Les crédits d'équipement progresseront de 10 %, passant de 15,4 à 17 milliards d'euros. Ils permettront de réaliser ou d'engager des commandes portant sur des équipements majeurs tels que le Rafale, l'hélicoptère Tigre, le VBCI, les Felin, les frégates européennes multi-missions (FREMM) et les frégates anti-aériennes Horizon, les sous-marins d'attaque Baraccuda et les avions de transport A400M. Des procédures accélérées d'acquisition de matériel, destinées à répondre aux besoins urgents des forces engagées dans des opérations de combat sur les théâtres d'opérations extérieurs, seront également mises en place. C'est dans ce cadre que seront livrés, dès le premier semestre 2009, 60 tourelles télé opérées pour véhicules de l'avant blindés, 50 cabines blindées pour les camions de transport, 135 brouilleurs et 250 kits d'intégration destinés à la lutte contre les engins explosifs improvisés.

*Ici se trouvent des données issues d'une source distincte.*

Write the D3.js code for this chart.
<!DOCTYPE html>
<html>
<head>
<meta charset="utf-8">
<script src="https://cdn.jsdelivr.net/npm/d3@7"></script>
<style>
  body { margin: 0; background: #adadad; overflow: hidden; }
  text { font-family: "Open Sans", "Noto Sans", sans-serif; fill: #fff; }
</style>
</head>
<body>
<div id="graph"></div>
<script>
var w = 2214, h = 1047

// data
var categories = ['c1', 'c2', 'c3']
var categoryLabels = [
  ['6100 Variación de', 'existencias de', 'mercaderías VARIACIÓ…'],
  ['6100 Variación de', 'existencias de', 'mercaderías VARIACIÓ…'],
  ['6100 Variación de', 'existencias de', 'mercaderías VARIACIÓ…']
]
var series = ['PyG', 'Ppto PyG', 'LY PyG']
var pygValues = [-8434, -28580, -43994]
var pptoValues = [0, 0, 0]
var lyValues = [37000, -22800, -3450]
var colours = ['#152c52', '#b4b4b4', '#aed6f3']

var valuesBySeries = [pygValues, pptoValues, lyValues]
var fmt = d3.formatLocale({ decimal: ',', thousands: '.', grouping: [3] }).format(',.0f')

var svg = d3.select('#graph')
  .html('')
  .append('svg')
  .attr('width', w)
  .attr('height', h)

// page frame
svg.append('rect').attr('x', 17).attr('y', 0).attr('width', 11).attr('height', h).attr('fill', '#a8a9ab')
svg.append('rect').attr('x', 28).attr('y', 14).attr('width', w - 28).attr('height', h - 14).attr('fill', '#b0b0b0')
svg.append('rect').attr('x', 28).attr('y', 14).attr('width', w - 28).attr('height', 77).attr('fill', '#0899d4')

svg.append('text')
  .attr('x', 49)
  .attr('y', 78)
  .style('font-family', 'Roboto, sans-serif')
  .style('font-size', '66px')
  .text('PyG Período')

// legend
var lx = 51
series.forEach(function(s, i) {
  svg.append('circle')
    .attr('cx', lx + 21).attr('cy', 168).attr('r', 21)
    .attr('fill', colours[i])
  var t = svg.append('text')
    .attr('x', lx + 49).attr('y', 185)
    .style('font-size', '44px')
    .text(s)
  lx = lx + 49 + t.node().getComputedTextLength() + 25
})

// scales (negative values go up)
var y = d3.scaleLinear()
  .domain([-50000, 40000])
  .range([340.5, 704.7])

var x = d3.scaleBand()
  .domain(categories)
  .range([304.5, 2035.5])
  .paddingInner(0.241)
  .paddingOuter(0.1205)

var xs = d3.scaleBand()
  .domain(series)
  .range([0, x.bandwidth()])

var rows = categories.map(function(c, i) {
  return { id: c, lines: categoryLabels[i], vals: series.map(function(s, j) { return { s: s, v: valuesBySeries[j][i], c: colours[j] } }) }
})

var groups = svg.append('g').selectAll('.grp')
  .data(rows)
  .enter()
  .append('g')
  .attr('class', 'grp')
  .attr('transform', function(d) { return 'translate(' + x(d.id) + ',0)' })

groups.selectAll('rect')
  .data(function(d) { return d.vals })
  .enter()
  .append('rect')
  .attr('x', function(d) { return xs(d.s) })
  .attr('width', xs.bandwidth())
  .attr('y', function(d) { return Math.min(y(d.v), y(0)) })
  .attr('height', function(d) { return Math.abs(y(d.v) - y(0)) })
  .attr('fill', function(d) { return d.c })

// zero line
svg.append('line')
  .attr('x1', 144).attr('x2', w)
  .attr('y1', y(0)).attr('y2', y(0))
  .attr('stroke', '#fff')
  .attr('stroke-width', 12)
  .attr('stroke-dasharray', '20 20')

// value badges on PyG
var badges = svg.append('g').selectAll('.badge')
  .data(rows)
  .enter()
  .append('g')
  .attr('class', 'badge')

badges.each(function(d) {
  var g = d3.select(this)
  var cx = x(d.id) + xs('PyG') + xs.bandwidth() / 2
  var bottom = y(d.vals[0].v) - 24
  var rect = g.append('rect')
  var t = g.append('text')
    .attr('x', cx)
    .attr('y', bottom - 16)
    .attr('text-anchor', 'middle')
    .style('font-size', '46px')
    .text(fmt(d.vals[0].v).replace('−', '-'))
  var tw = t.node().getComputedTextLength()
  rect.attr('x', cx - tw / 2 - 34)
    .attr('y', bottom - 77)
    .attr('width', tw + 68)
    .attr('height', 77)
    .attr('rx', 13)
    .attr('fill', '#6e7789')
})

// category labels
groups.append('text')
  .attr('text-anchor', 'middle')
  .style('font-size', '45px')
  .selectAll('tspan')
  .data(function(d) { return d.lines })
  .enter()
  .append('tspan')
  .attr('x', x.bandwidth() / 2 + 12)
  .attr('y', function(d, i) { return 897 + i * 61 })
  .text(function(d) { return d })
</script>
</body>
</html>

Le projet de budget traduira également la priorité accordée à la préparation opérationnelle des forces. Les crédits prévus pour l'entraînement et l'entretien programmé des matériels permettront de maintenir à un niveau satisfaisant le volume des activités nécessaires à la préparation opérationnelle de nos forces, les objectifs annuels restant cohérents avec les standards OTAN. Toutefois, dans une logique d'entraînement différencié, les unités désignées pour s'engager en opérations extérieures bénéficieront d'un effort supplémentaire destiné à compléter leur préparation de base. S'agissant des carburants opérationnels, la dotation prévue pour 2009 progressera de près de 30 %, pour atteindre 456 millions d'euros. Elle permettra la couverture des objectifs d'activité sur la base d'un baril à 75 dollars. Si le coût moyen du baril atteignait 85 dollars, le surcoût financier serait de l'ordre de 90 millions d'euros et nécessiterait un complément de ressources en gestion.

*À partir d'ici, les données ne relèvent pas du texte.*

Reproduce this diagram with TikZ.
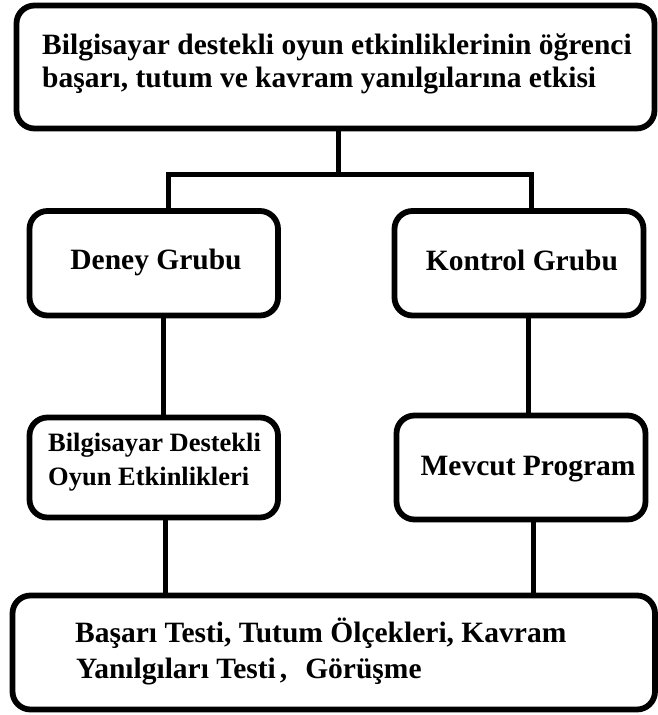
\documentclass[tikz,border=0pt]{standalone}
\usepackage{fontspec}
\setmainfont{Liberation Serif}
\begin{document}
\begin{tikzpicture}[x=1pt,y=-1pt,
  box/.style={draw, line width=5.8pt, rounded corners=18pt, inner sep=0pt},
  conn/.style={line width=5pt},
  lbl/.style={font=\bfseries\fontsize{29.5}{33}\selectfont, inner sep=0pt},
  lblsmall/.style={font=\bfseries\fontsize{26.5}{33}\selectfont, inner sep=0pt}]
\fill[white] (0,0) rectangle (658,715);
\useasboundingbox (0,0) rectangle (658,715);

% boxes
\node[box, minimum width=638pt, minimum height=123pt] (top) at (335.5,67) {};
\node[box, minimum width=248.5pt, minimum height=104.5pt] (deney) at (153.75,263.25) {};
\node[box, minimum width=249pt, minimum height=104.5pt] (kontrol) at (519,263.25) {};
\node[box, minimum width=248.5pt, minimum height=100pt] (bil) at (153.75,467.5) {};
\node[box, minimum width=249pt, minimum height=104pt] (mevcut) at (521,467.5) {};
\node[box, minimum width=642.5pt, minimum height=114pt] (bottom) at (333.75,652.5) {};

% labels
\node[lbl, anchor=base west] (t1) at (42,54) {Bilgisayar destekli oyun etkinliklerinin öğrenci};
\node[lbl, anchor=base west] (t2) at (42,87) {başarı, tutum ve kavram yanılgılarına etkisi};
\node[lbl, anchor=base] (deneyt) at (156,269) {Deney Grubu};
\node[lbl, anchor=base] (kontrolt) at (522,270) {Kontrol Grubu};
\node[lblsmall, anchor=base west] (b1) at (48,451) {Bilgisayar Destekli};
\node[lblsmall, anchor=base west] (b2) at (48,485) {Oyun Etkinlikleri};
\node[lbl, anchor=base] (mevcutt) at (528,475) {Mevcut Program};
\node[lbl, anchor=base west] (s1) at (75,642) {Başarı Testi, Tutum Ölçekleri, Kavram};
\node[lbl, anchor=base west] (s2) at (76,678) {Yanılgıları Testi\hspace{4pt},\hspace{18pt}Görüşme};

% connectors
\coordinate (jm) at (338,174);
\coordinate (jl) at (168,174);
\coordinate (jr) at (531,174);
\draw[conn] (top.south -| jm) -- (jm);
\draw[conn] (deney.north -| jl) -- (jl) -- (jr) -- (kontrol.north -| jr);
\draw[conn] (deney.south -| 163,0) -- (bil.north -| 163,0);
\draw[conn] (kontrol.south -| 528,0) -- (mevcut.north -| 528,0);
\draw[conn] (bil.south -| 165,0) -- (bottom.north -| 165,0);
\draw[conn] (mevcut.south -| 533,0) -- (bottom.north -| 533,0);
\end{tikzpicture}
\end{document}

La provision pour les opérations extérieures augmentera de 50 millions d'euros, pour atteindre 510 millions d'euros, soit 60 % du montant des surcoûts prévus pour 2008, estimés à 833 millions d'euros. Ces surcoûts pourraient se maintenir durablement à un niveau élevé, les dépenses augmentant avec le degré de violence et l'intensité des opérations qui sont les caractéristiques de nos engagements actuels.

Enfin, le projet de budget permettra la mise en oeuvre d'un plan d'accompagnement des restructurations et la poursuite de l'effort d'amélioration de la condition du personnel grâce à la diminution de la masse salariale qui résulte de la suppression nette de 8 250 emplois.

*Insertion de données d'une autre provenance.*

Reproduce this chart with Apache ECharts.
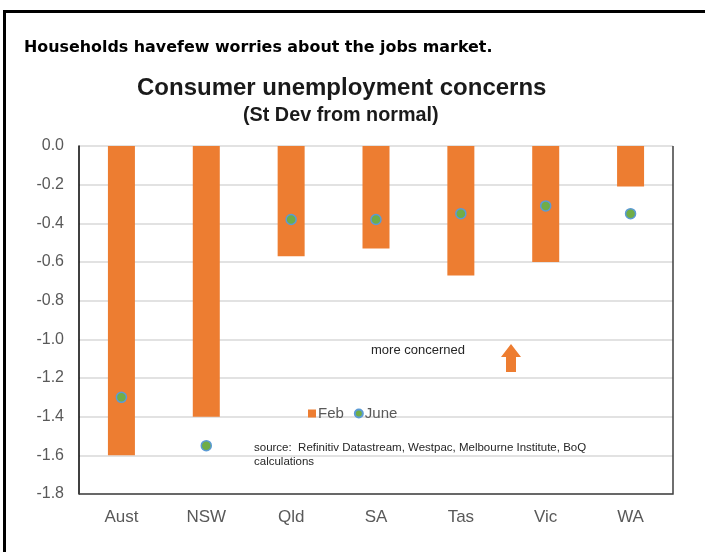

En conclusion, le général d'armée Jean-Louis Georgelin a insisté sur trois points méritant une attention toute particulière.

Il a mentionné en premier lieu les conditions de déroulement de la gestion 2008, en précisant que les risques pesant sur les ressources et leur emploi dépassaient 2 milliards d'euros, le ministère de la défense attendant notamment à l'occasion du collectif budgétaire de fin d'année le remboursement des surcoûts liés aux opérations extérieures et au prix des carburants, ainsi que le financement complémentaire du programme FREMM. Il a estimé que, seule, une exécution budgétaire 2008 équilibrée pouvait garantir durablement la cohérence de la programmation à venir et d'atteindre les objectifs du Livre blanc.

Il a également souligné que la mise à disposition en temps voulu et au niveau annoncé des ressources exceptionnelles provenant de cessions immobilières et de cessions de fréquences était une condition essentielle du financement de la réforme.

Enfin, il a rappelé que le budget 2009 prévoyait la suppression nette de 8 250 emplois qui conditionnait les marges financières indispensables à la conduite des réformes. Il a estimé que pour préserver notre capacité opérationnelle, il faudrait veiller à répartir cette réduction d'emplois sur l'ensemble de la pyramide des grades, grâce à des mesures adaptées d'accompagnement et de reclassement dans la fonction publique. Il a souligné le risque qu'il y aurait à réduire le flux de recrutement au-dessous du niveau programmé, qui garantit le maintien d'une armée jeune, capable de remplir son contrat opérationnel dans un contexte marqué par un engagement physique de plus en plus exigeant. Il a aussi rappelé l'importance du plan d'accompagnement des restructurations, véritable clef de voûte des réformes en cours.